- Born: September 16, 1911 Portsmouth, New Hampshire, U.S.
- Died: June 4, 1988 (aged 76) Philadelphia, Pennsylvania, U.S.
- Occupations: Real estate executive Thoroughbred racehorse owner-breeder
- Spouse: Betty Martone
- Children: Son: Paul Leone Peters Daughter: Gail Peters Beitz

= Leone J. Peters =

Leone J. Peters (September 16, 1911 – June 4, 1988) was an American businessman and an owner-breeder of Thoroughbred racehorses.

==Real Estate==
Peters, a prominent Manhattan real estate broker and consultant, was the archetype of the modern commercial real estate broker. He joined the property management company Cushman & Wakefield in 1929 as a bookkeeper. With the exception of World War II military service, where he enlisted as a buck private and achieved the rank of captain, he spent his entire business career at the firm, remaining an active broker until his death.
He rose to the position of president and chief executive officer of Cushman & Wakefield in 1960, became chairman of the board of directors and its chief executive officer in 1970, and honorary chairman in 1976, closing many of the industry's most notable transactions along the way. He oversaw an expansion of the business into a nationwide force and was credited with transforming Cushman & Wakefield from a family-owned building management concern into a leading real estate services organization. As agent or consultant, Peters represented almost every major investment builder, as well as many large institutional owners in the industrial, banking and insurance fields around the U.S. and abroad. He was also instrumental in the development of several of America's most prominent office towers, including the Bank of America Building in San Francisco, Arco Towers in Los Angeles, and 4 New York Plaza, among many others.

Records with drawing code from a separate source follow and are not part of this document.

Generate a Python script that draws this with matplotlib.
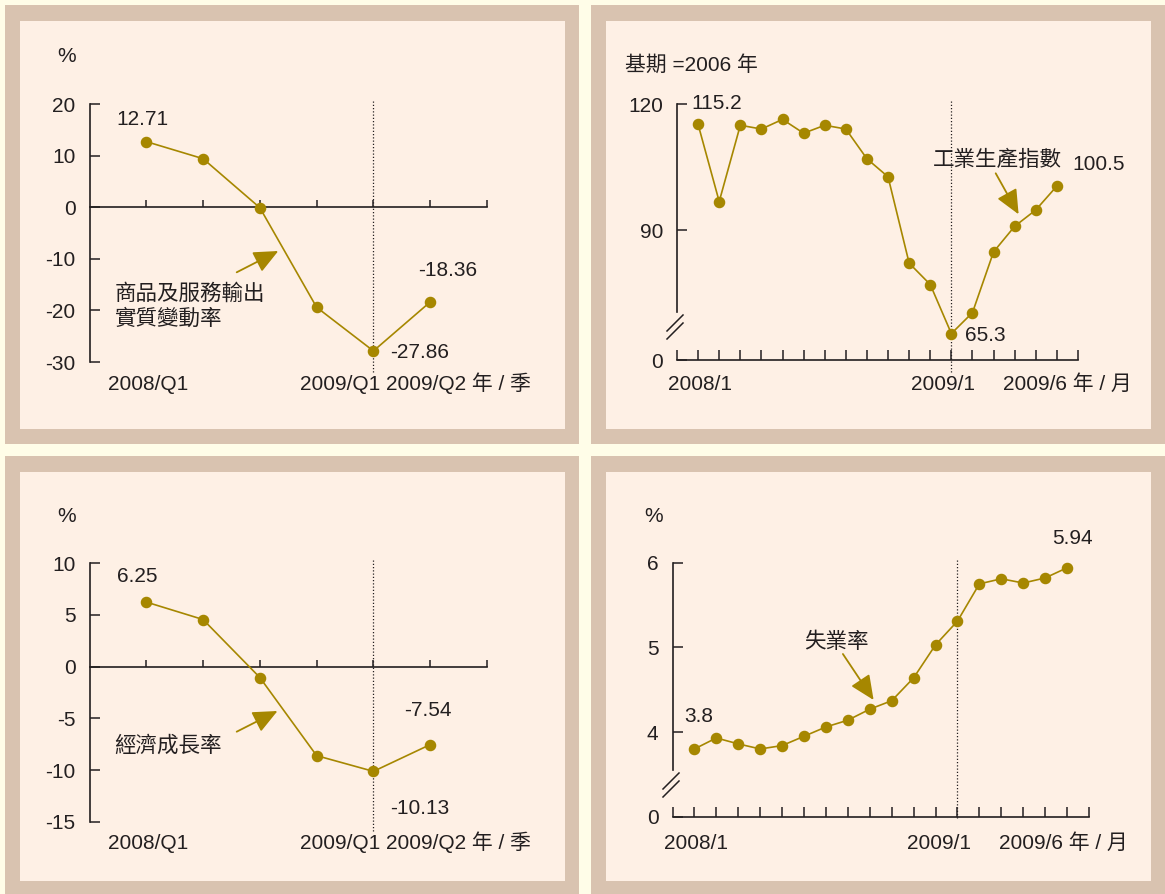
import matplotlib.pyplot as plt
from matplotlib.patches import Rectangle, FancyArrowPatch
from matplotlib.lines import Line2D

plt.rcParams['font.family'] = ['Liberation Sans', 'Noto Sans CJK TC', 'DejaVu Sans']
plt.rcParams['axes.unicode_minus'] = False

# data
quarters = ['2008/Q1', '2008/Q2', '2008/Q3', '2008/Q4', '2009/Q1', '2009/Q2']
export_growth = [12.71, 9.4, -0.1, -19.4, -27.86, -18.36]
gdp_growth = [6.25, 4.56, -1.05, -8.61, -10.13, -7.54]

months = ['2008/1', '2008/2', '2008/3', '2008/4', '2008/5', '2008/6',
          '2008/7', '2008/8', '2008/9', '2008/10', '2008/11', '2008/12',
          '2009/1', '2009/2', '2009/3', '2009/4', '2009/5', '2009/6']
ipi = [115.2, 96.8, 115.0, 114.1, 116.4, 113.1, 115.0, 114.1, 107.0,
       102.7, 82.1, 77.0, 65.3, 70.3, 84.8, 90.9, 94.8, 100.5]
unemployment = [3.80, 3.93, 3.86, 3.80, 3.84, 3.95, 4.06, 4.14, 4.27,
                4.37, 4.64, 5.03, 5.31, 5.75, 5.81, 5.76, 5.82, 5.94]

W, H = 1165, 894
GOLD = '#A68700'
INK = '#231F20'
TAN = '#D9C3B0'
CREAM = '#FEF0E5'
PALE = '#FFFDE8'
FS = 15
CJK = 15.5

fig = plt.figure(figsize=(W / 100, H / 100), dpi=100, facecolor=PALE)


def fx(x):
    return x / W


def fy(y):
    return 1 - y / H


def panel(x0, y0, x1, y1, cx0, cy0, cx1, cy1):
    fig.add_artist(Rectangle((fx(x0), fy(y1)), (x1 - x0) / W, (y1 - y0) / H,
                             transform=fig.transFigure, fc=TAN, ec='none', zorder=-3))
    fig.add_artist(Rectangle((fx(cx0), fy(cy1)), (cx1 - cx0) / W, (cy1 - cy0) / H,
                             transform=fig.transFigure, fc=CREAM, ec='none', zorder=-2))


panel(5, 5, 579, 444, 20, 20.7, 565, 429)
panel(591, 5, 1165, 444, 606, 20.7, 1151, 429)
panel(5, 456, 579, 894, 20, 471.7, 565, 880.7)
panel(591, 456, 1165, 894, 606, 471.7, 1151, 880.7)


def make_axes(l, t, r, b):
    ax = fig.add_axes([fx(l), fy(b), (r - l) / W, (b - t) / H])
    ax.set_facecolor('none')
    for s in ['top', 'right']:
        ax.spines[s].set_visible(False)
    for s in ['left', 'bottom']:
        ax.spines[s].set_color(INK)
        ax.spines[s].set_linewidth(1.2)
    ax.tick_params(axis='y', direction='in', length=7.5, width=1.1, pad=10,
                   labelsize=FS, colors=INK)
    ax.tick_params(axis='x', direction='in', width=1.1, labelbottom=False, colors=INK)
    return ax


def txt(x, y, s, ha='left', va='center', size=FS):
    fig.text(fx(x), fy(y), s, ha=ha, va=va, fontsize=size, color=INK)


def arrow(x0, y0, x1, y1):
    fig.add_artist(FancyArrowPatch((fx(x0), fy(y0)), (fx(x1), fy(y1)),
                                   transform=fig.transFigure, color=GOLD, lw=1.3,
                                   arrowstyle='-|>,head_length=1.0,head_width=0.45',
                                   mutation_scale=15, shrinkA=0, shrinkB=0))


def brk(x, y):
    for off in (0, 8):
        fig.add_artist(Line2D([fx(x - 8), fx(x + 8)], [fy(y + 8 + off), fy(y - 8 + off)],
                              transform=fig.transFigure, color=INK, lw=1.1))


def series(ax, vals):
    ax.plot(range(len(vals)), vals, color=GOLD, lw=1.2, marker='o', ms=7.3,
            clip_on=False, zorder=3)


def label(ax, i, vals, s, dx, dy):
    ax.annotate(s, (i, vals[i]), xytext=(dx, dy), textcoords='offset pixels',
                ha='center', va='center', fontsize=FS, color=INK)


# chart 1: exports
ax1 = make_axes(89.5, 104, 487, 362)
ax1.set_xlim(-1, len(quarters))
ax1.set_ylim(-30, 20)
ax1.spines['bottom'].set_position(('data', 0))
ax1.set_xticks(range(len(quarters) + 1))
ax1.tick_params(axis='x', length=5.3)
ax1.set_yticks([-30, -20, -10, 0, 10, 20])
series(ax1, export_growth)
ax1.axvline(4, ymin=-0.038, ymax=1.016, color=INK, lw=0.9, ls=(0, (1, 1.6)), clip_on=False)
label(ax1, 0, export_growth, '12.71', -4, 22)
label(ax1, 5, export_growth, '-18.36', 17, 31)
label(ax1, 4, export_growth, '-27.86', 46, -1.5)
txt(66.7, 57, '%', ha='center')
txt(148, 390, quarters[0], ha='center', va='baseline')
txt(300.4, 390, quarters[4] + ' ' + quarters[5] + ' 年 / 季', va='baseline')
txt(114.7, 294, '商品及服務輸出', size=CJK)
txt(114.7, 319, '實質變動率', size=CJK)
arrow(236.7, 272.3, 278.3, 251)

# chart 3: GDP
ax3 = make_axes(89.5, 563.3, 487, 821.7)
ax3.set_xlim(-1, len(quarters))
ax3.set_ylim(-15, 10)
ax3.spines['bottom'].set_position(('data', 0))
ax3.set_xticks(range(len(quarters) + 1))
ax3.tick_params(axis='x', length=5.3)
ax3.set_yticks([-15, -10, -5, 0, 5, 10])
series(ax3, gdp_growth)
ax3.axvline(4, ymin=-0.036, ymax=1.013, color=INK, lw=0.9, ls=(0, (1, 1.6)), clip_on=False)
label(ax3, 0, gdp_growth, '6.25', -9.5, 26)
label(ax3, 5, gdp_growth, '-7.54', -2, 34)
label(ax3, 4, gdp_growth, '-10.13', 46, -37.6)
txt(66.7, 517, '%', ha='center')
txt(148, 849, quarters[0], ha='center', va='baseline')
txt(300.4, 849, quarters[4] + ' ' + quarters[5] + ' 年 / 季', va='baseline')
txt(114.7, 746, '經濟成長率', size=CJK)
arrow(236.7, 731.7, 277.5, 711)

# chart 2: industrial production index
ax2 = make_axes(677, 104.3, 1078, 360)
ax2.set_xlim(-1, len(months))
ax2.set_ylim(59, 120)
ax2.spines['left'].set_bounds(70.5, 120)
ax2.set_xticks(range(-1, len(months) + 1))
ax2.tick_params(axis='x', length=7.2)
ax2.set_yticks([59, 90, 120])
ax2.set_yticklabels(['0', '90', '120'])
series(ax2, ipi)
ax2.axvline(12, ymin=-0.046, ymax=1.017, color=INK, lw=0.9, ls=(0, (1, 1.6)), clip_on=False)
label(ax2, 0, ipi, '115.2', 19, 21)
label(ax2, 12, ipi, '65.3', 34, -2.4)
label(ax2, 17, ipi, '100.5', 42, 21.5)
brk(675, 323)
txt(625, 65, '基期 =2006 年')
txt(700, 390, months[0], ha='center', va='baseline')
txt(942.6, 390, months[12], ha='center', va='baseline')
txt(1003, 390, months[17] + ' 年 / 月', va='baseline')
txt(932.8, 160, '工業生產指數', size=CJK)
arrow(995.7, 173.3, 1018.6, 214.3)

# chart 4: unemployment
ax4 = make_axes(672.5, 562.7, 1089, 816.7)
ax4.set_xlim(-1, len(months))
ax4.set_ylim(3, 6)
ax4.spines['left'].set_bounds(3.55, 6)
ax4.set_xticks(range(-1, len(months) + 1))
ax4.tick_params(axis='x', length=7.2)
ax4.set_yticks([3, 4, 5, 6])
ax4.set_yticklabels(['0', '4', '5', '6'])
series(ax4, unemployment)
ax4.axvline(12, ymin=-0.005, ymax=1.017, color=INK, lw=0.9, ls=(0, (1, 1.6)), clip_on=False)
label(ax4, 0, unemployment, '3.8', 4, 32)
label(ax4, 17, unemployment, '5.94', 5, 29)
brk(671, 781)
txt(653.6, 516.7, '%', ha='center')
txt(695.6, 849, months[0], ha='center', va='baseline')
txt(939.5, 849, months[12], ha='center', va='baseline')
txt(998.6, 849, months[17] + ' 年 / 月', va='baseline')
txt(804, 642, '失業率', size=CJK)
arrow(842.9, 654, 873.6, 700)

fig.savefig('out.png', dpi=100, facecolor=PALE)
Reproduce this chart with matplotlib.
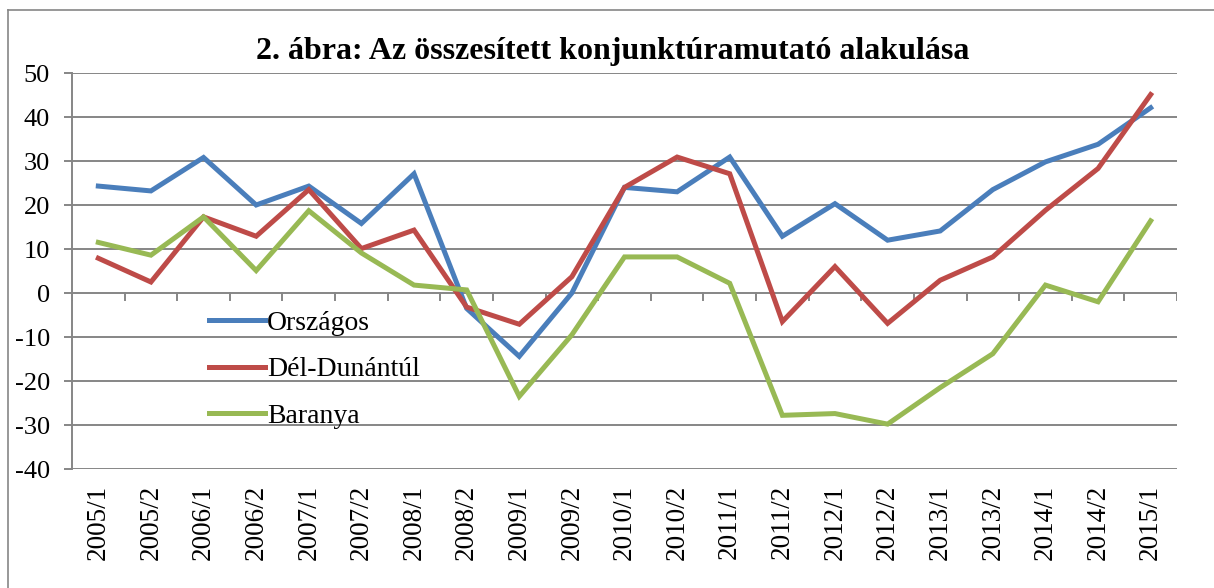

==Thoroughbred horse racing==
An avid horseman, Leone J. Peters partnered with Arthur B. Hancock III, of the renowned Kentucky breeding operation, Claiborne Farm. At Hancock's Stone Farm in Paris, Kentucky they bred and raced Gato Del Sol, winner of the 1982 Kentucky Derby. Among other horses the two bred were multiple stakes race winner Tap Shoes and Risen Star, winner of the 1988 Preakness and Belmont Stakes who was voted the Eclipse Award for Outstanding 3-Year-Old Male Horse.

==Other activities==
Peters was active in many civic organizations, serving as a patron of the New York Metropolitan Opera, a director of Tiro A Segno and the Columbus Citizens Committee, and a member of the board of the Real Estate Council for Lincoln Center. He supported many charitable organizations and institutions, including the Chemotherapy Foundation of New York, the American Cancer Society, the Boy Scouts of America, Skidmore College, Lehigh University, and the University of Pennsylvania.
Leone J. Peters died at the Hospital of the University of Pennsylvania in Philadelphia in 1988 following open-heart surgery.

He was married to the former Betty Martone (1914–1998) with whom he had a son, Paul Leone Peters (1946-), also in the real estate business, and a daughter who also became involved Thoroughbred racing, Gail Peters Beitz. He is survived as well by four grandsons: Adam Paul Peters, Jaime Martone Peters, Jonathan Bradley Beitz, and Drew Travers Beitz.